Türkiye Cumhuriyeti Devletinde; “kuvvetler ayrımı” bulunmaktadır. Yasama TBMM, Yürütme Hükümet, yargı ise bağımsız mahkemelerdedir. Tarafsız olması gereken Meclis Başkanı bulunduğu makamın gereğini yapmamakta, temsil ettiği siyasal düşünceyi ortaya koymaktadır. Bu nedenle AKP’nin yapmak istediği “Anayasa’nın sözcülüğünü üstlenmektedir.  Halbuki, Milli iradenin temsil edildiği değerli makamın başı Anayasanın, laiklik ilkesine ve Cumhuriyet devrimlerine karşı suç işlemiştir. Oysa TBMM’de görev yapan bütün milletvekilleri Anayasamızın Madde 81. Maddesi gereğince “Devletin varlığı ve bağımsızlığını, vatanın ve milletin bölünmez bütünlüğünü, milletin kayıtsız ve şartsız egemenliğini koruyacağıma; hukukun üstünlüğüne, demokratik ve laik cumhuriyete ve Atatürk ilke ve inkılaplarına bağlı kalacağıma; toplumun huzur ve refahı, milli dayanışma ve adalet anlayışı içinde herkesin insan haklarından ve temel hürriyetlerden yararlanması ülküsünden ve Anayasa’ya sadakatten ayrılmayacağıma; büyük Türk milleti önünde namusum ve şerefim üzerine” ant içmişlerdir. Yani başta TBMM başkanı namusu ve şerefi üzerine korumak için ant içtiği Anayasa ve onun temel ilkelerine saldırarak yeminini çiğnemektedir.

Ülkemiz,  Anayasa’nın başlangıçta belirtilen temel ilkelerinin dayalı değiştirilmesi teklif dahi edilemez demokratik, laik ve sosyal bir hukuk devletidir.  Laiklik ve Cumhuriyet vazgeçilmezimizdir.  Laiklik; Türkiye Cumhuriyetinin ve vatandaşlarının güvencesidir. Laiklik; din, ırk, inanç, mezhep ayrımı gözetmeksizin vatandaşların inançlarına saygı gösterilmesidir.

Bu nedenle; laiklik, yalnız din ve dünya işlerinin ayrılması demek değildir. Tüm yurttaşların vicdan, ibadet ve din özgürlüğü demektir. Laik Türkiye’ye, laik eğitime, laik yaşama zarar verenlere karşı mücadele elbet yapılacaktır.

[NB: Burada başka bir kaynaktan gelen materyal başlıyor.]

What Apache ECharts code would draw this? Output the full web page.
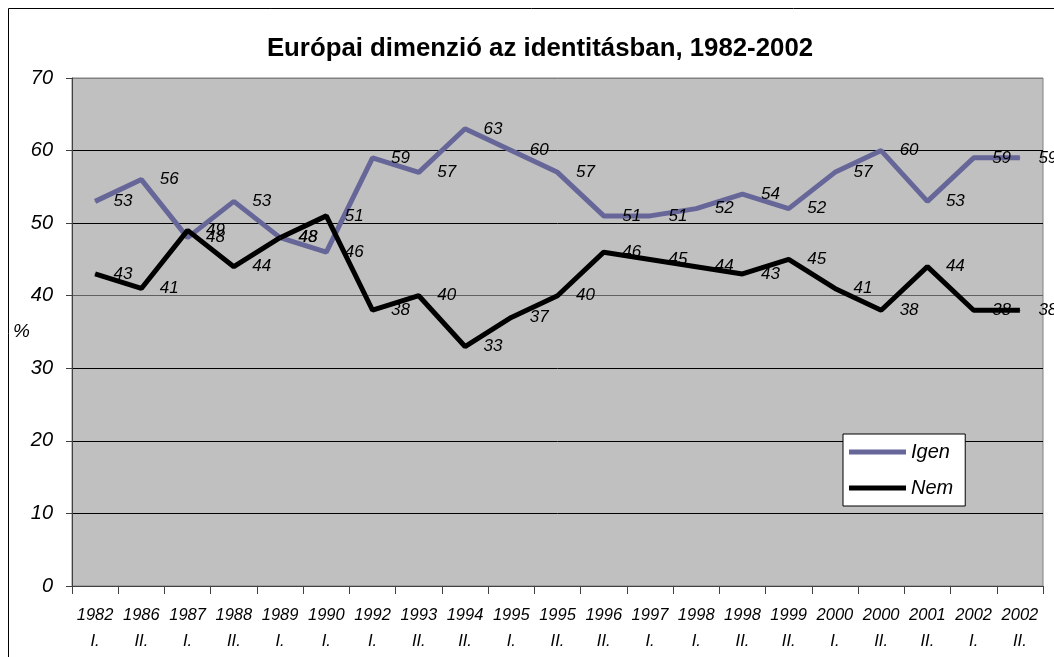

Büro-İş olarak; Türkiye Cumhuriyeti kurulduğundan bugüne kadar gericiler, hilafet yanlıları ve şeriata özlem duyan, Cumhuriyete kast eden düşmanlar her zaman olmuştur. Ancak Anayasayı “dindar ve kindar” yapmanın peşinde koşan bir TBMM Başkanı ne görülmüştür, ne de duyulmuştur. Namusu ve şerefi üzerine ettiği milletvekilliği yeminine aykırı olarak başta laiklik olmak üzere Atatürk ilke ve devrimlerine karşı sergilediği saldırı niteliğimdeki sözleri nedeniyle Karaman’ın istifaya davet ediyoruz.   Tüm halkımızı Cumhuriyet ve laikliğe sahip çıkmaya davet ediyoruz.